Does that mean he did it? Of course not, but these people don't care about justice, they care about their conviction rates. In some ways, they are a bigger version of the sherrif in Texas who planted evidence on dozens of suspects just so he could look like a hero.

From yahoo news:

(WASHINGTON) - Evidence gained by torture can be used by the U.S. military in deciding whether to imprison a foreigner indefinitely at Guantanamo Bay, Cuba, as an enemy combatant, the government concedes.

Statements produced under torture have been inadmissible in U.S. courts for about 70 years. But the U.S. military panels reviewing the detention of 550 foreigners as enemy combatants at the U.S. naval base in Cuba are allowed to use such evidence, Principal Deputy Associate Attorney General Brian Boyle acknowledged at a U.S. District Court hearing Thursday.

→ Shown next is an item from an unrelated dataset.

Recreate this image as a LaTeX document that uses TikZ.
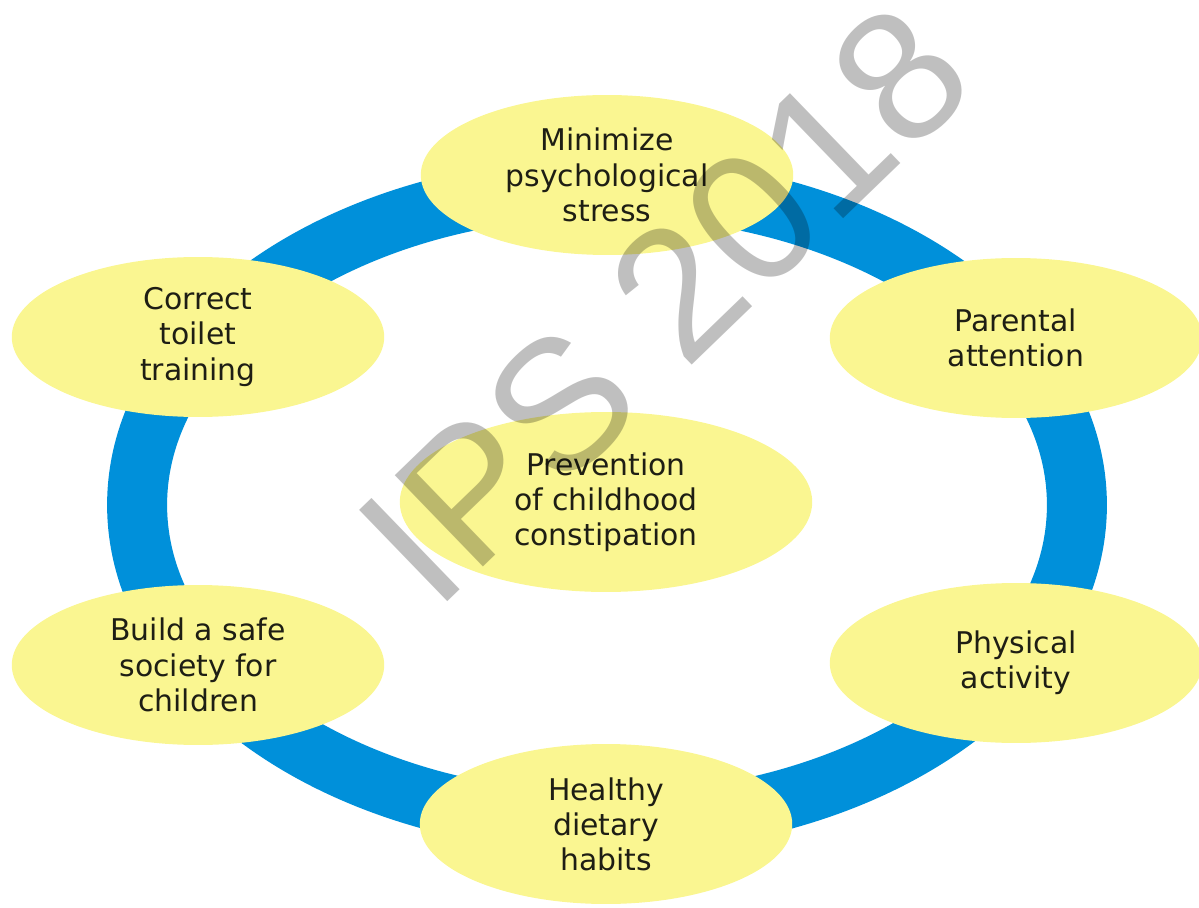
\documentclass[tikz,border=0pt]{standalone}
\usepackage{fontspec}
\setmainfont{DejaVu Sans}
\newfontfamily\markfont{Liberation Sans}
\usetikzlibrary{shapes.geometric}

\definecolor{ringblue}{RGB}{0,144,218}
\definecolor{paleyellow}{RGB}{250,246,145}
\definecolor{inktext}{RGB}{30,30,20}

\begin{document}
\begin{tikzpicture}
[
                  x =  0.02cm,
                  y = -0.02cm,
         ring/.style = { draw=ringblue, line width=1.2cm },
       bubble/.style = { ellipse, fill=paleyellow, draw=none, inner sep=0pt,
                         minimum width=7.45cm, minimum height=3.2cm,
                         align=center, text=inktext,
                         font=\fontsize{17}{20}\selectfont },
   mainbubble/.style = { bubble, minimum width=8.25cm, minimum height=3.6cm },
    watermark/.style = { text=black, text opacity=0.25, rotate=44, inner sep=0pt,
                         font=\markfont\fontsize{105}{105}\selectfont }
]

    \useasboundingbox (0,0) rectangle (1199,908);

    % ring behind the bubbles
    \coordinate (Hub) at (607,505);
    \draw [ring] (Hub) ellipse [x radius=9.4cm, y radius=6.36cm];

    \node (Stress)    at (607,175) [bubble]     {Minimize\\psychological\\stress};
    \node (Toilet)    at (198,337) [bubble]     {Correct\\toilet\\training};
    \node (Parental)  at (1016,338) [bubble]    {Parental\\attention};
    \node (Society)   at (198,665) [bubble]     {Build a safe\\society for\\children};
    \node (Physical)  at (1016,663) [bubble]    {Physical\\activity};
    \node (Dietary)   at (606,824) [bubble]     {Healthy\\dietary\\habits};
    \node (Prevention) at (606,502) [mainbubble] {Prevention\\of childhood\\constipation};

    \node (Stamp) at (664,304) [watermark] {IPS 2018};

\end{tikzpicture}
\end{document}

Attorneys for the prisoners argued that some were held solely on evidence gained by torture, which they said violated fundamental fairness and U.S. due process standards. But Boyle argued in a similar hearing Wednesday that the detainees "have no constitutional rights enforceable in this court."

Leon asked whether a detention based solely on evidence gathered by torture would be illegal, because "torture is illegal. We all know that."

Boyle replied that if the military's combatant status review tribunals "determine that evidence of questionable provenance were reliable, nothing in the due process clause (of the Constitution) prohibits them from relying on it."

Leon asked whether there were any restrictions on using torture-induced evidence.

Boyle replied that the United States never would adopt a policy that would have barred it from acting on evidence that could have prevented the Sept. 11, 2001, terrorist attacks even if the data came from questionable practices like torture by a foreign power.

Several arguments underlie the U.S. court ban on products of torture.

"About 70 years ago, the Supreme Court stopped the use of evidence produced by third-degree tactics largely on the theory that it was totally unreliable," Harvard Law Professor Philip B. Heymann, a former deputy U.S. attorney general, said in an interview. Subsequent high court rulings were based on revulsion at "the unfairness and brutality of it and later on the idea that confessions ought to be free and uncompelled."

Leon asked whether U.S. courts could review detentions based on evidence from torture conducted by U.S. personnel.

Boyle said torture was against U.S. policy and any allegations of it would be "forwarded through command channels for military discipline." He added, "I don't think anything remotely like torture has occurred at Guantanamo" but noted that some U.S. soldiers there had been disciplined for misconduct, including a female interrogator who removed her blouse during questioning.